Written by Daniel Boyer, posted by blog admin
The success of The Motor Car & The Weather Balloon will likely define, at least in part, Ben Brookes’ career until he bows out of the music scene. He has debuted with such astonishing variety and imagination that it makes one breathless to consider where he might go from here. His creativity on this collection makes it vividly clear that there’s a world of musical possibility at his feet and whatever direction he takes from here will likely bear ample fruit. The UK born Brookes has brought in a crew of UK music veterans of near musical royalty level – namely Joey Molland and Greg Healey from legendary pop rockers Badfinger. It is, perhaps, natural that Beatles and Badfinger influences come through strongly in the music and Healey’s production skills accentuate that quality when its present in Brookes’ work, but there are other influences coming through as well and they are accompanied by a highly individual quality that raises it all far above mere homage or imitation.
“I Wanna Go Home” serves notice of Brookes’ influences without ever getting lost in them. The ability to transmute the sounds that have influenced you as an artist into something truly your own isn’t as easy it might seem – the requisite talent is often beyond many young performers or else they lack seasoning. Whatever experience Brookes’ lacks is rendered moot by his talent level. He makes the coy vocal melody stick with you and never risks annoying the audience with its playfulness while the real longing at the heart of the song comes across quite effectively. “Asleep in Galilee” is another wonderfully effective number, one of the best on The Motor Car & The Weather Balloon, and the relaxed sweep carrying listeners through the song is made all the more appealing thanks to his vocal. A third high point comes with the track “Before Sunlight” and, once again, it’s melody that wins the day for Brookes. A closer listen to his lyrics, however, should reveal to any discerning listener that Brookes is an important songwriter who, each time out, makes meaningful statements with his considerable writing talents.
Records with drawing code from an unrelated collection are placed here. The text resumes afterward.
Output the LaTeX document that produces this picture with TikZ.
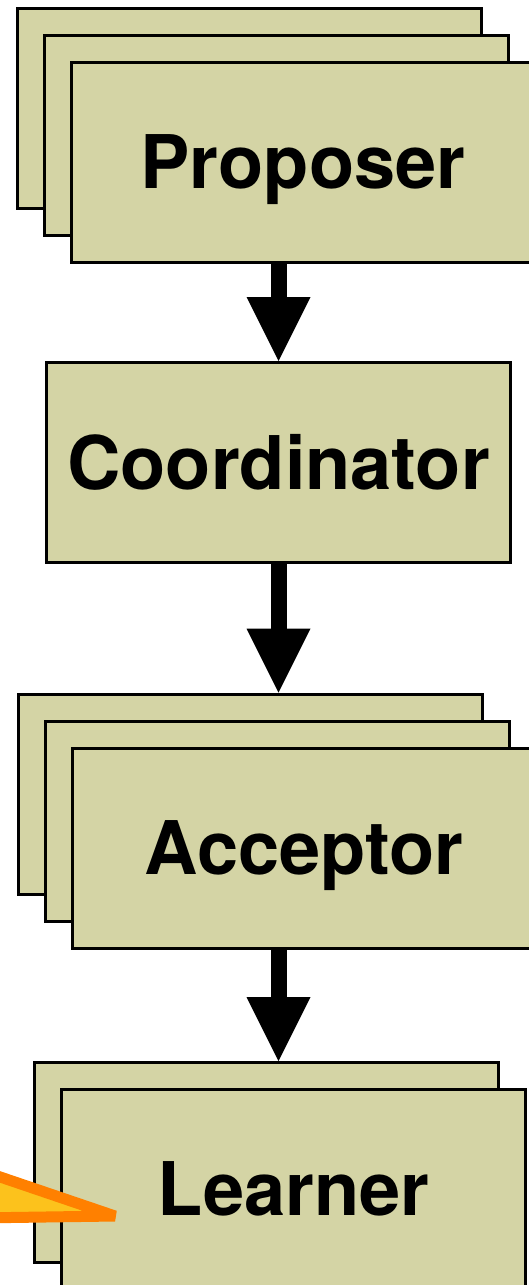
\documentclass[tikz,border=0pt]{standalone}
\usepackage{fontspec}
\setmainfont{TeX Gyre Heros}
\usepackage{tikz}
\usetikzlibrary{arrows.meta}

\definecolor{roleFill}{RGB}{212,212,165}
\definecolor{wedgeLine}{RGB}{255,128,0}
\definecolor{wedgeFill}{RGB}{252,194,28}

\begin{document}
\begin{tikzpicture}[x=1pt,y=-1pt,
    rolebox/.style={draw=black,line width=3pt,fill=roleFill,
      minimum width=464pt,minimum height=200pt,inner sep=0pt,
      text height=53pt,text depth=0pt,
      font=\fontsize{74}{80}\selectfont\bfseries},
    flow/.style={line width=16pt,
      -{Triangle[length=64pt,width=64pt,line width=0pt]}},
    wedge/.style={draw=wedgeLine,fill=wedgeFill,line width=11pt,line join=bevel}]
    \useasboundingbox (0,0) rectangle (529,1285);
    \clip (0,0) rectangle (529,1285);

    % Proposer stack
    \node[rolebox] (prop1) at (249,108.5) {};
    \node[rolebox] (prop2) at (276,135.5) {};
    \node[rolebox] (prop3) at (303,162) {Proposer};

    % Coordinator
    \node[rolebox] (coord) at (278.5,462.5) {Coordinator};

    % Acceptor stack
    \node[rolebox] (acc1) at (250.5,794) {};
    \node[rolebox] (acc2) at (277,821) {};
    \node[rolebox] (acc3) at (304,848) {Acceptor};

    % Learner stack
    \node[rolebox] (learn1) at (266,1162.5) {};
    \node[rolebox] (learn2) at (293.5,1189) {Learner};

    % Arrows between roles
    \draw[flow] (prop3.south -| coord.center) -- (coord.north);
    \draw[flow] (coord.south) -- (acc1.north -| coord.center);
    \draw[flow] (acc3.south -| coord.center) -- (learn1.north -| coord.center);

    % Pointer coming in from the left
    \draw[wedge] (-60,1156.5) -- (115,1216) -- (-60,1218.5) -- cycle;
  \end{tikzpicture}
\end{document}
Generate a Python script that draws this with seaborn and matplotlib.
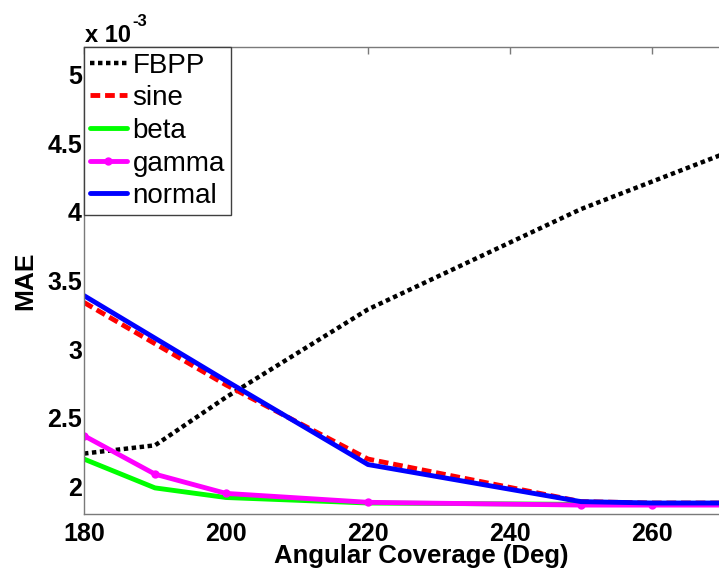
import matplotlib
matplotlib.use("Agg")
import matplotlib.pyplot as plt
import seaborn as sns
import numpy as np

# ---- data (MAE values in units of 1e-3) ----
angles = [180, 190, 200, 220, 250, 260, 270]
fbpp   = [2.24, 2.30, 2.65, 3.29, 4.02, 4.22, 4.42]
sine   = [3.34, 3.04, 2.74, 2.20, 1.89, 1.88, 1.88]
beta   = [2.20, 1.99, 1.92, 1.88, 1.87, 1.87, 1.87]
gamma  = [2.37, 2.09, 1.95, 1.885, 1.865, 1.865, 1.865]
normal = [3.39, 3.08, 2.77, 2.16, 1.89, 1.88, 1.88]
series_names = ["FBPP", "sine", "beta", "gamma", "normal"]
x_ticks = [180, 200, 220, 240, 260]
y_ticks = [2, 2.5, 3, 3.5, 4, 4.5, 5]
y_tick_labels = ["2", "2.5", "3", "3.5", "4", "4.5", "5"]

sns.set_style("white")
plt.rcParams["font.family"] = ["Liberation Sans", "DejaVu Sans"]
plt.rcParams["text.color"] = "black"
plt.rcParams["axes.labelcolor"] = "black"
plt.rcParams["xtick.labelcolor"] = "black"
plt.rcParams["ytick.labelcolor"] = "black"

W, H = 719, 569
fig = plt.figure(figsize=(W / 100, H / 100), dpi=100)
ax_left, ax_right, ax_top, ax_bottom = 84, 758.5, 47, 514
ax = fig.add_axes([ax_left / W, (H - ax_bottom) / H,
                   (ax_right - ax_left) / W, (ax_bottom - ax_top) / H])

styles = {
    "FBPP":   dict(color="black", lw=3.2, dashes=(1.0, 0.8), marker=None),
    "sine":   dict(color="#ff0000", lw=3.5, dashes=(2.0, 1.0), marker=None),
    "beta":   dict(color="#00ff00", lw=3.5, dashes=None, marker=None),
    "gamma":  dict(color="#ff00ff", lw=3.5, dashes=None, marker="o"),
    "normal": dict(color="#0000ff", lw=3.5, dashes=None, marker=None),
}
values = {"FBPP": fbpp, "sine": sine, "beta": beta, "gamma": gamma, "normal": normal}

for name in series_names:
    st = styles[name]
    kw = dict(x=angles, y=values[name], ax=ax, color=st["color"], lw=st["lw"],
              label=name, errorbar=None)
    if st["marker"]:
        kw.update(marker=st["marker"], markersize=6, markeredgewidth=0)
    sns.lineplot(**kw)
    line = ax.get_lines()[-1]
    if st["dashes"] is not None:
        line.set_dashes(st["dashes"])
        line.set_dash_capstyle("butt")

ax.set_xlim(180, 275)
ax.set_ylim(1.8, 5.2)
ax.set_xticks(x_ticks)
ax.set_xticklabels([str(t) for t in x_ticks])
ax.set_yticks(y_ticks)
ax.set_yticklabels(y_tick_labels)

for s in ax.spines.values():
    s.set_color("#7a7a7a")
    s.set_linewidth(1.0)

ax.tick_params(axis="both", direction="in", length=5, width=1, color="#7a7a7a",
               top=True, right=True, labelsize=18, labelcolor="black")
ax.tick_params(axis="x", pad=6)
ax.tick_params(axis="y", pad=1.5)
for lab in ax.get_xticklabels() + ax.get_yticklabels():
    lab.set_fontweight("bold")

ax.set_xlabel("Angular Coverage (Deg)", fontsize=18.5, fontweight="bold",
              labelpad=-1.5, color="black")
ax.set_ylabel("MAE", fontsize=19, fontweight="bold", labelpad=7, color="black")

# exponent annotation
fig.text(85 / W, 1 - 42 / H, "x 10", fontsize=17, fontweight="bold",
         ha="left", va="baseline", color="black")
fig.text(132 / W, 1 - 26 / H, "-3", fontsize=12, fontweight="bold",
         ha="left", va="baseline", color="black")

leg = ax.legend(loc="upper left", bbox_to_anchor=(0, 1), borderaxespad=0,
                fontsize=20, frameon=True, fancybox=False, framealpha=1,
                edgecolor="#404040", handlelength=1.35, handletextpad=0.2,
                labelspacing=0.24, borderpad=0.2)
leg.get_frame().set_linewidth(1.0)
for t in leg.get_texts():
    t.set_color("black")

fig.savefig("out.png", dpi=100)
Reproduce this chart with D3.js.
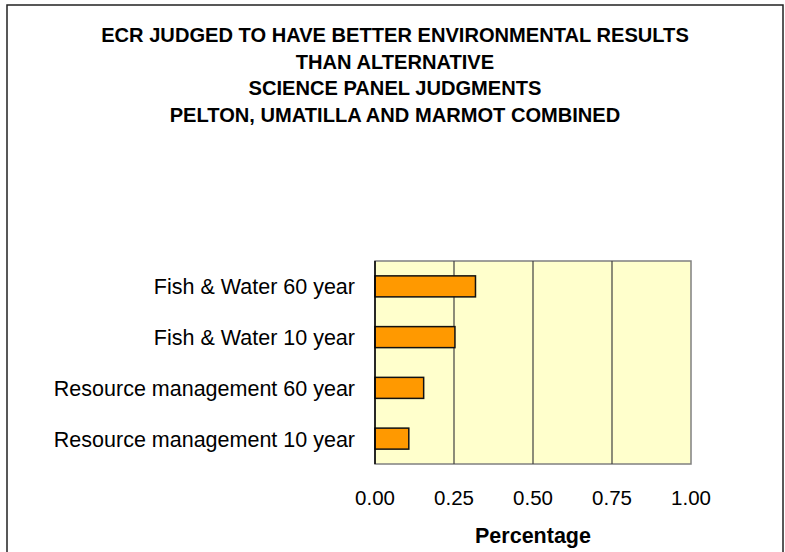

Two of the album’s grittier tracks, “Stories in the Rain” and “Somewhere Around Eight”, both rely on twining up distorted electric guitar runs with strong acoustic rhythm guitar underlying the entire song. Brookes gives us a different side of his vocal excellence with each of these songs and communicates vast oceans of feeling both times out. The album’s last song “Shackles” has a more poetic and moodier feel, but it ends the album on the right note and spares the audience any unnecessary histrionics. The quality of this release is such that it sounds like a much more experienced artistic hand is responsible for its excellence, but it’s clear we’re in the hands of prodigious talent with this one. Ben Brookes’ The Motor Car & The Weather Balloon is a worthwhile release in every meaningful respect.